Вступая в «обусловленный диалог» с Александром Лукашенко, политики ЕС и США не бросают вызов демократическими ценностями и не отодвигают их на задний план, предпочитая им «интересы». Скорее они корректируют стратегию достижения «больших» целей, рассчитанную на увеличенный временной интервал. Еще относительно недавно на Западе были убеждены, что режим Лукашенко неустойчив, и что социальный взрыв под контролем демократически ориентированных политиков и гражданских активистов завершится формированием демократического правительства. Вера эта отчасти подогревалась самой политической оппозицией, делавшим ставку на уличные протесты в контексте очередной электоральной кампании. И вера эта стала постепенно угасать — отчасти из-за длительности несостоявшихся ожиданий и связанных с этим обстоятельством снижением популярности линейных транзитологических концепций, отчасти — под воздействием целой группы «революционных» событий, включая российскую интервенцию в Украину.

С угасанием романтических представлений о трансформациях (по обе стороны белорусской границы) эксперты и политики стали склоняться в пользу смутной идеи о длительных временных протяженностях. Причем короткие временные лаги предположительно являются малоинформативными с точки зрения оценки транформационных подвижек. Применительно к демократическим преобразованиям в Беларуси и шире — в постсоветском пространстве, — мы неизбежно вынуждены одновременно говорить о демонтаже прежних политических систем и, следовательно, о демократической революции. Прекратили ли западные политики доверять перспективе революции? Нет, просто теперь (особенно после возгорания российского реваншизма) они меньше полагаются на политическую революцию и больше — на социальную революцию в духе Лайфорда Эдвардса [1]. Под последней в упрощенном виде следует понимать нечто более комплексное, менее заметное и скачкообразное в сравнении с первой. Например, в Украине состоялись две демократические революции политического типа. Уже есть демократическое правительство, но консолидированной демократии — пока нет.

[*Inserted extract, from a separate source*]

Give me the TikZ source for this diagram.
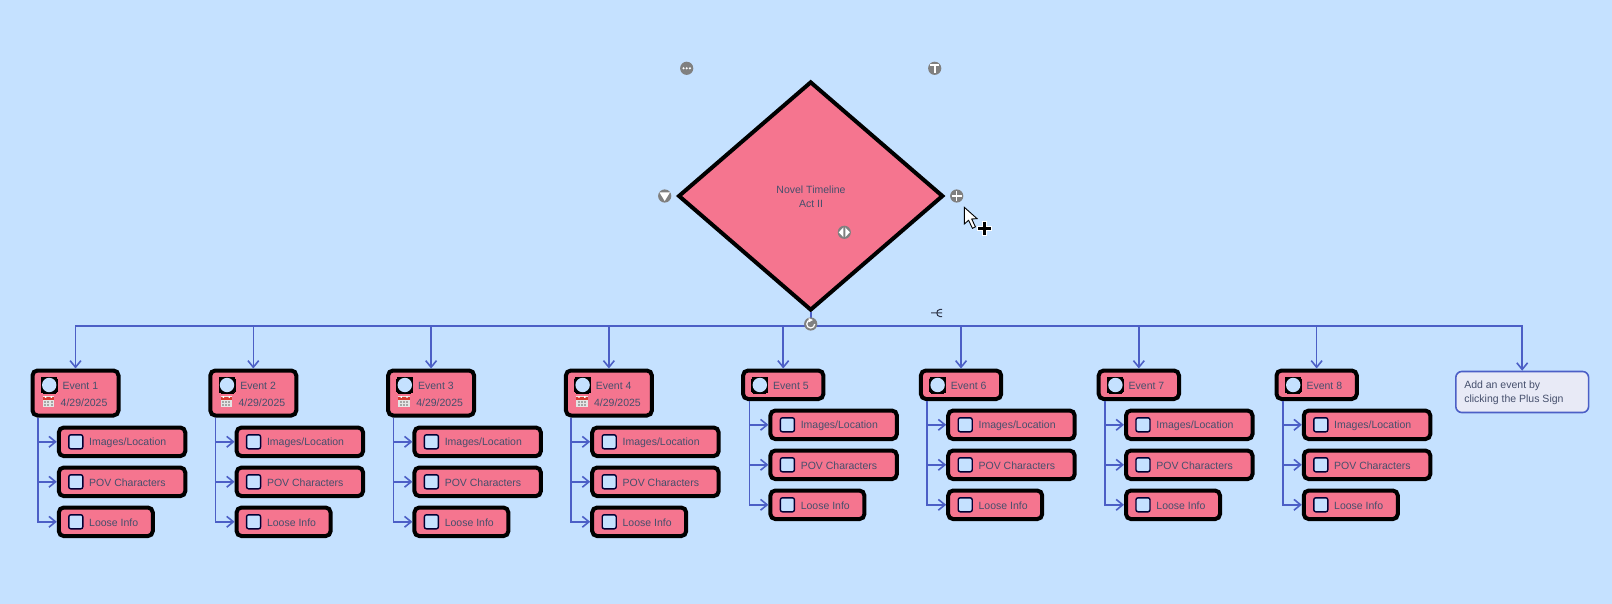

Стратегическая ставка на постепенные перемены вовсе не означает ни замены «политики ценностей» «политикой интересов», ни отказ Беларуси в праве к этим ценностям стремиться, ни отказ от поддержки демократических сил. Это ставка означает, что потенциал страны к быстрым преобразованиям оценивается как невысокий, а сами преобразования требуют длительной систематической работы и длинных инвестиций.

Существует определенная корреляция между так называемой политикой ценностей там и сторонниками политики изоляции здесь, которые так же нередко являются сторонниками «безусловного бойкота» (как их именует Владимир Ровдо применительно к выборам) или попутчиками этих сторонников. Корреляция такая: «правоверные» воспринимают себя как основную целевую группу западной «политики ценностей». И как главных бенефициариев. Что, в общем, понятно: как свидетельствует история человечества, многие моралисты являются таковыми, поскольку верят, что моральная правота хорошо котируется на рынке разнообразных благ. Или наделяет важным конкурентным преимуществом. В этом смысле их поведение вполне согласуется с тем, как Бентам описывает альтруизм. «К большому сожалению, оппозиция оказалась не готовой к серьезной борьбе за власть, но сторонники бойкота обладают важными моральными преимуществами», — пишет В. Ровдо, развивая мысль Бентама.

Итак, многие наши священные верования содержат прагматическую составляющую, и посему сторонники бойкота и санкций, как и их «компромиссные» и якобы оппортунистические противники (настоящие и воображаемые) используют стратегии, опирающиеся не только на ценности, но и на интересы. Не только на интересы, но и на ценности. Ни одни, ни вторые не существуют изолированно друг от друга. И выбор стратегий основывается не на примате интересов над ценностями или наоборот, а на оценке её шансов в аспекте реализуемости.


[1] Эдвардc определяет революцию как «изменение, осуществленное не обязательно силовым путем или насильственно, в ходе которого одна система законности прекращает свое существование и возникает другая».